Given instruction:
Transcribe only the lines from the line with "Generate a Python" through the line with "import seaborn as sns", exactly, counting both of those lines as part of the stretch.

::: Items

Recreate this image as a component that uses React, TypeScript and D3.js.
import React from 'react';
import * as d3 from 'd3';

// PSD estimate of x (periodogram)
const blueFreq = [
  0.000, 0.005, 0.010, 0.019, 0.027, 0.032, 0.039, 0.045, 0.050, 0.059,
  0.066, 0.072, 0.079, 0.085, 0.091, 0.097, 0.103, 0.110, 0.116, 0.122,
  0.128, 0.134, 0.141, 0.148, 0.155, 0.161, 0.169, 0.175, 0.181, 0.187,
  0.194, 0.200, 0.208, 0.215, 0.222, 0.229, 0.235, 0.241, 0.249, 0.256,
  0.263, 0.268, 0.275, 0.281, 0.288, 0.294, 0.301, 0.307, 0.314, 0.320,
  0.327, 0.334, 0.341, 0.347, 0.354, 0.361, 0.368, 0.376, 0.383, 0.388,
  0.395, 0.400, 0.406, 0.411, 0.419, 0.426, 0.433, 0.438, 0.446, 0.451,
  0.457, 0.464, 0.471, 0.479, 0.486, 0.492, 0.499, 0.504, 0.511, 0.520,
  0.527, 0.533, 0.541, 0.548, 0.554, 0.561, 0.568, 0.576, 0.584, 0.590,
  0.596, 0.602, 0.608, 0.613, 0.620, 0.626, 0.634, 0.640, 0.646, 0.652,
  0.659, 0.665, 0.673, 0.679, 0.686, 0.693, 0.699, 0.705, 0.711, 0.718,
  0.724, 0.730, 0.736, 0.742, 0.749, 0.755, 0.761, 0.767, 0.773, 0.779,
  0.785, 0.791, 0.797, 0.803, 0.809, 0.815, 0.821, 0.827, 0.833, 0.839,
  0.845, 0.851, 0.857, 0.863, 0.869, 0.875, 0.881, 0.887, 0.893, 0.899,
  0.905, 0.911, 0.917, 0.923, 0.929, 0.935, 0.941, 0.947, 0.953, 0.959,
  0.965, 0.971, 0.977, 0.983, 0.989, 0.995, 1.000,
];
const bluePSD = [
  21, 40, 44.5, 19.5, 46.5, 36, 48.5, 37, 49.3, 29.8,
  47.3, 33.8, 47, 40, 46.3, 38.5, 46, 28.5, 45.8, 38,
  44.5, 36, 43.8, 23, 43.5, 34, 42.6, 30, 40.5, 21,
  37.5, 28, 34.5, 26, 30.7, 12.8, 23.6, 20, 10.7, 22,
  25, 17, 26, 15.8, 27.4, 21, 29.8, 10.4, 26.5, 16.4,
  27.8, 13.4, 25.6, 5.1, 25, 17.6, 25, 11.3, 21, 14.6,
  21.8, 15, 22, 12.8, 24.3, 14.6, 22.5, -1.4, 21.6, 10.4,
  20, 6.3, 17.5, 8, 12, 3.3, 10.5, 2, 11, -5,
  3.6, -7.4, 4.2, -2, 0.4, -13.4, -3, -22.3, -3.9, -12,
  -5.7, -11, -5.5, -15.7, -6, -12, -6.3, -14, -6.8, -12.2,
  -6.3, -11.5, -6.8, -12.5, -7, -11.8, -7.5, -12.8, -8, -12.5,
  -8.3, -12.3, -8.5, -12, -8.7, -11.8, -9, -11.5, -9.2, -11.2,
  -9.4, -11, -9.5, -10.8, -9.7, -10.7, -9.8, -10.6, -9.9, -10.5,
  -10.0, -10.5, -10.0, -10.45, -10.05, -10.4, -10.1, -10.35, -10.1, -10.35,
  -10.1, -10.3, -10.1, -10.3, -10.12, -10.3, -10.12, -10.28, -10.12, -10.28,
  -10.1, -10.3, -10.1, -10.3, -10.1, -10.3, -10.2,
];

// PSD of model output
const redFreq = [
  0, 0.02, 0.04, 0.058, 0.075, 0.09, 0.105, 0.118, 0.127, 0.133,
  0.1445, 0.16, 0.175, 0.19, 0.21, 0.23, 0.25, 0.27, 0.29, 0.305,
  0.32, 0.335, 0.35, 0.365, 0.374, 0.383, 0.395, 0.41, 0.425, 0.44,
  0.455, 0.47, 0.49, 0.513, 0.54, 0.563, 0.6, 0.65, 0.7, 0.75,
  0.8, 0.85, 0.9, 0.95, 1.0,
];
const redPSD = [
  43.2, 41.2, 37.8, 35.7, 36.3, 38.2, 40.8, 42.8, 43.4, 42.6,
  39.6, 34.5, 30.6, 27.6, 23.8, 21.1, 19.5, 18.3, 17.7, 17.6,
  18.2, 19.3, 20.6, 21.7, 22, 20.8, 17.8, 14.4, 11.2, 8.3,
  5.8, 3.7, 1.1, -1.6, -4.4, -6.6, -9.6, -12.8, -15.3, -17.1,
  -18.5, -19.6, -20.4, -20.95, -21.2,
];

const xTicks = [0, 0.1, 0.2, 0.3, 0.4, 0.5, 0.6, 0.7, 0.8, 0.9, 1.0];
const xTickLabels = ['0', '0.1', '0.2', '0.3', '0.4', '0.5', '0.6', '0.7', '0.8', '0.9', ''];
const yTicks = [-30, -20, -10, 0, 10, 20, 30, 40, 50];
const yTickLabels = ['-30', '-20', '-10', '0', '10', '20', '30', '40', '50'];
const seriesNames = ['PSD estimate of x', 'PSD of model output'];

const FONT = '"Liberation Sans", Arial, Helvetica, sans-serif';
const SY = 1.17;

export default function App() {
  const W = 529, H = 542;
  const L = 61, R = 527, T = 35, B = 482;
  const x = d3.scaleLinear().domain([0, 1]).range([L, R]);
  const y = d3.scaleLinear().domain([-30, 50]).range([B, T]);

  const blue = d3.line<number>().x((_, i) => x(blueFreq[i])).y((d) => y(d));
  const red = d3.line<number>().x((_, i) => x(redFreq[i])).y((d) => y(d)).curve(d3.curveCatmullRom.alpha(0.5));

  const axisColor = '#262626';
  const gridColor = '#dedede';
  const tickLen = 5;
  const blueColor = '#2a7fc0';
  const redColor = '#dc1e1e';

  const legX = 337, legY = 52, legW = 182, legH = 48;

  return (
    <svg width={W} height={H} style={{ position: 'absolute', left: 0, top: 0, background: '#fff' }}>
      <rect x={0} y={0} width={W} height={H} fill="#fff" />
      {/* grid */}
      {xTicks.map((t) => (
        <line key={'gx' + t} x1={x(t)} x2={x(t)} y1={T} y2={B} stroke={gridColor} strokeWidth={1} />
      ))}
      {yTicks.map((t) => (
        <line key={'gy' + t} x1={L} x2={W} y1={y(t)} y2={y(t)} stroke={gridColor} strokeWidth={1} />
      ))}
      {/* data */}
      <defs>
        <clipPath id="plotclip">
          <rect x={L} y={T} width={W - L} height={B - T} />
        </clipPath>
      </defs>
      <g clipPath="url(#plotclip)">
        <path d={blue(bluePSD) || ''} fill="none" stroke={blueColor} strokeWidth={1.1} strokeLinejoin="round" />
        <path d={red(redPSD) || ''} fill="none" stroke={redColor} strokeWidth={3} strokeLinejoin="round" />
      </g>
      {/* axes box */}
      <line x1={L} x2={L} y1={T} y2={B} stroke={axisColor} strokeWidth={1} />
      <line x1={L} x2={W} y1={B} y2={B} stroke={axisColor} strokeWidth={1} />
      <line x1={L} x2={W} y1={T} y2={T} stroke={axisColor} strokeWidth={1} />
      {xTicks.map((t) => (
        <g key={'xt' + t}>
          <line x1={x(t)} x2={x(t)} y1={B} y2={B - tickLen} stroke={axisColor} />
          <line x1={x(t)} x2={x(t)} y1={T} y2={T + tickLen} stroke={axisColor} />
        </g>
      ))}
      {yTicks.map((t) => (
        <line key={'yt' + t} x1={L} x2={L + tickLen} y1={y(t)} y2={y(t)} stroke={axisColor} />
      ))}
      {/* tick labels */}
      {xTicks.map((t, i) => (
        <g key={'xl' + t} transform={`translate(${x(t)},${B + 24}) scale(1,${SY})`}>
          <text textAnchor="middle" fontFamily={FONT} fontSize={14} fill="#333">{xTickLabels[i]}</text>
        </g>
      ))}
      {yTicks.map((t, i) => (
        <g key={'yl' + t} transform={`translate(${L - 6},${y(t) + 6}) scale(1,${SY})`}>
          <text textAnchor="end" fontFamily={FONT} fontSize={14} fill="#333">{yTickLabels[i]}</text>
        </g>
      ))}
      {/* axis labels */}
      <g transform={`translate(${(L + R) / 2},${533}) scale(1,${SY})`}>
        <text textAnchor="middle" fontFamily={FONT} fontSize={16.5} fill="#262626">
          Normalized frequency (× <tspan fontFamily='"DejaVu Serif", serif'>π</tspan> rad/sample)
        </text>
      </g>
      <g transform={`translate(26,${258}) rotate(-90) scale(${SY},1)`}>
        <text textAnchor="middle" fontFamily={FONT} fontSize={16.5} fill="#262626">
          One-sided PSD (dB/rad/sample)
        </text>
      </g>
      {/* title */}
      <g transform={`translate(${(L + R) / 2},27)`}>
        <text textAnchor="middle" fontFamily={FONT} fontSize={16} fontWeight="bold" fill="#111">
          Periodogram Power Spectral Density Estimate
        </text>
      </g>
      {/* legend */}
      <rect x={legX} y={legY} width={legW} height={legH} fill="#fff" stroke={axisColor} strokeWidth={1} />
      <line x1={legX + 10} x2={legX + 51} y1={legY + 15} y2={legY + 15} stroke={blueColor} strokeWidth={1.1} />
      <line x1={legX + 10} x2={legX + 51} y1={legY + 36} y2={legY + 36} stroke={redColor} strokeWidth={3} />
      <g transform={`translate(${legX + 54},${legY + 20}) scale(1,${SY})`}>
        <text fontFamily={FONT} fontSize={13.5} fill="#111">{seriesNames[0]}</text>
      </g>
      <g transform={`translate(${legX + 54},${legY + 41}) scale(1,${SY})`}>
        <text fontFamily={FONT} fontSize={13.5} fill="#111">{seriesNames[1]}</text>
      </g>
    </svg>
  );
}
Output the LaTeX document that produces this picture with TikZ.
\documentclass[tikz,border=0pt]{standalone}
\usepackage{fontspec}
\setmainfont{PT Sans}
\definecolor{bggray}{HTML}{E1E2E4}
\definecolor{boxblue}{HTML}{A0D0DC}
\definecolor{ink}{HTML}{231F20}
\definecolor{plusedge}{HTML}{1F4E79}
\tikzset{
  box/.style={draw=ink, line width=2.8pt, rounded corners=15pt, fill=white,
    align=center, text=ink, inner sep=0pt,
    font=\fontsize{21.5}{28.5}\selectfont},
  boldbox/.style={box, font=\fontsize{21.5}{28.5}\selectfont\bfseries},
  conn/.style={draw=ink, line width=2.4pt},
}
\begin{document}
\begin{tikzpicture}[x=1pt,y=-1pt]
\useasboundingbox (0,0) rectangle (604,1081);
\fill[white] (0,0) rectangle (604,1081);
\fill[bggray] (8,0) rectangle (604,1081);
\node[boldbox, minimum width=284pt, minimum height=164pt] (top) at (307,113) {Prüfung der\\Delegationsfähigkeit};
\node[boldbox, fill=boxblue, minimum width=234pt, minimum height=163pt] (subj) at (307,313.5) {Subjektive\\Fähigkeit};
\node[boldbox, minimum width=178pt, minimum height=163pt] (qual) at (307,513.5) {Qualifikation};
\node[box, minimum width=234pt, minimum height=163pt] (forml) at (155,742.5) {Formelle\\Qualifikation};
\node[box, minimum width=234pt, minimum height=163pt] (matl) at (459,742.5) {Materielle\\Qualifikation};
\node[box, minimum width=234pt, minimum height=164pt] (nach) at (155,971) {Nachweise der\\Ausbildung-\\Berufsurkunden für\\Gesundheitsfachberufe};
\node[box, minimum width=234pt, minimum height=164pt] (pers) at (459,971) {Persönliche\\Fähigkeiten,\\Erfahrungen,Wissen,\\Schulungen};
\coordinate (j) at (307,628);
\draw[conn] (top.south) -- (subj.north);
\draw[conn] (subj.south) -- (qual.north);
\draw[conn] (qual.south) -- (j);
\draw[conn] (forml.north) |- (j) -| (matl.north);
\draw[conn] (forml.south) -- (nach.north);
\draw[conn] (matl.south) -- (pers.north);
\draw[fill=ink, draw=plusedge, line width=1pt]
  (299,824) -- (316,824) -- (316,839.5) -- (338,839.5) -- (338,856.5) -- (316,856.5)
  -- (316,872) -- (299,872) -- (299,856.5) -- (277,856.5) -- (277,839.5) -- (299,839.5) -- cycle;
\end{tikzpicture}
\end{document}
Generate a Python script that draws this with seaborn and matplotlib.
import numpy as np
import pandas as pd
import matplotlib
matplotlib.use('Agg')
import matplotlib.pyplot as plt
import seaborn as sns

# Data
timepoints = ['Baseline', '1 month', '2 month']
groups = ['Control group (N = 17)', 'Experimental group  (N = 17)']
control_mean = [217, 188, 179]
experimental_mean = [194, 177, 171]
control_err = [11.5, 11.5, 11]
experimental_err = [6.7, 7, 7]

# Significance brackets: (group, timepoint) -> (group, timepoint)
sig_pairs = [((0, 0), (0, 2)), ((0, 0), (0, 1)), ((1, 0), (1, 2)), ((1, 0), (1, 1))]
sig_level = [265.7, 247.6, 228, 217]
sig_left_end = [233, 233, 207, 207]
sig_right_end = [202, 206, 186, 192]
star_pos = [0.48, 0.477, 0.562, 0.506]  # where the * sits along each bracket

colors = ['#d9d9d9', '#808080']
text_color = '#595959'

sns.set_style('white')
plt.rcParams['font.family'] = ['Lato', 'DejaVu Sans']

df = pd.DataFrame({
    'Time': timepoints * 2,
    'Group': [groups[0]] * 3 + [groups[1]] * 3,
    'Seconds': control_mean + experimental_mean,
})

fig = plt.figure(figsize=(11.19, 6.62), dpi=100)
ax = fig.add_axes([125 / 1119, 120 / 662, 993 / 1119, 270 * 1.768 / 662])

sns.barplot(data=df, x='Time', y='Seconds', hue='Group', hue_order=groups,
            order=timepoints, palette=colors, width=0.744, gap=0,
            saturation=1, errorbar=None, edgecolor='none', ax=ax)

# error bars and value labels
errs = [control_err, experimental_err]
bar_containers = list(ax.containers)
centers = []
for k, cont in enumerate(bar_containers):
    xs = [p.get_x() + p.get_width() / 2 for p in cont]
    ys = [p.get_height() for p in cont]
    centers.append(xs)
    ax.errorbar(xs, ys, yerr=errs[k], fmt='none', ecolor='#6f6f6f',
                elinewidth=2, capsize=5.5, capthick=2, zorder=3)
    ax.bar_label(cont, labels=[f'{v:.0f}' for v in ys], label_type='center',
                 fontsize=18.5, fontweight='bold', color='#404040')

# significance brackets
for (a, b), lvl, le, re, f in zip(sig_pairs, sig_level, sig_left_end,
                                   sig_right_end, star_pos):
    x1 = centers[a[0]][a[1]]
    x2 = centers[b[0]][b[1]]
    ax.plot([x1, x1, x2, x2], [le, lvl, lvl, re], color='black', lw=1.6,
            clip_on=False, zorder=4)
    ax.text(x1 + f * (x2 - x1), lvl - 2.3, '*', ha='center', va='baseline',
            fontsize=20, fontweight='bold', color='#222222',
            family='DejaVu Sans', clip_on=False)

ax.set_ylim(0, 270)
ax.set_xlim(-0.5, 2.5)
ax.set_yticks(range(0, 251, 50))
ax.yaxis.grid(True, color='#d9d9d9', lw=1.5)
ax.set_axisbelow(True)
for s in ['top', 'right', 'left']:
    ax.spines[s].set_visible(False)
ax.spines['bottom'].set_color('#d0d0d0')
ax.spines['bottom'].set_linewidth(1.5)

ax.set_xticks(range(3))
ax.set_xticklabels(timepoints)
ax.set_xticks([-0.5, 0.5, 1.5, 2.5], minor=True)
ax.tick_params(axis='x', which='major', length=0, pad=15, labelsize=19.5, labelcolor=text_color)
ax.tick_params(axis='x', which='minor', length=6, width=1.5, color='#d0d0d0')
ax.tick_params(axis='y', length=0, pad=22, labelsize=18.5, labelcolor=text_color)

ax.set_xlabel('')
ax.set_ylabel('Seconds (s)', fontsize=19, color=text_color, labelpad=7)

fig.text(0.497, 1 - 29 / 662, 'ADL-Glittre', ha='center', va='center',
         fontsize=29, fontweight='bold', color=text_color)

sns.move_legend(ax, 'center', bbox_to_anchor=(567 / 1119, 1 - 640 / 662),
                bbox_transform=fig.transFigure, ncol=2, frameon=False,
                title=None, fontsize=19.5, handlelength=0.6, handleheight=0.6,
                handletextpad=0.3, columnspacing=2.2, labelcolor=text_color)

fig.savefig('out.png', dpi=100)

::::::

The completed task:
Generate a Python script that draws this with seaborn and matplotlib.
import numpy as np
import pandas as pd
import matplotlib
matplotlib.use('Agg')
import matplotlib.pyplot as plt
import seaborn as sns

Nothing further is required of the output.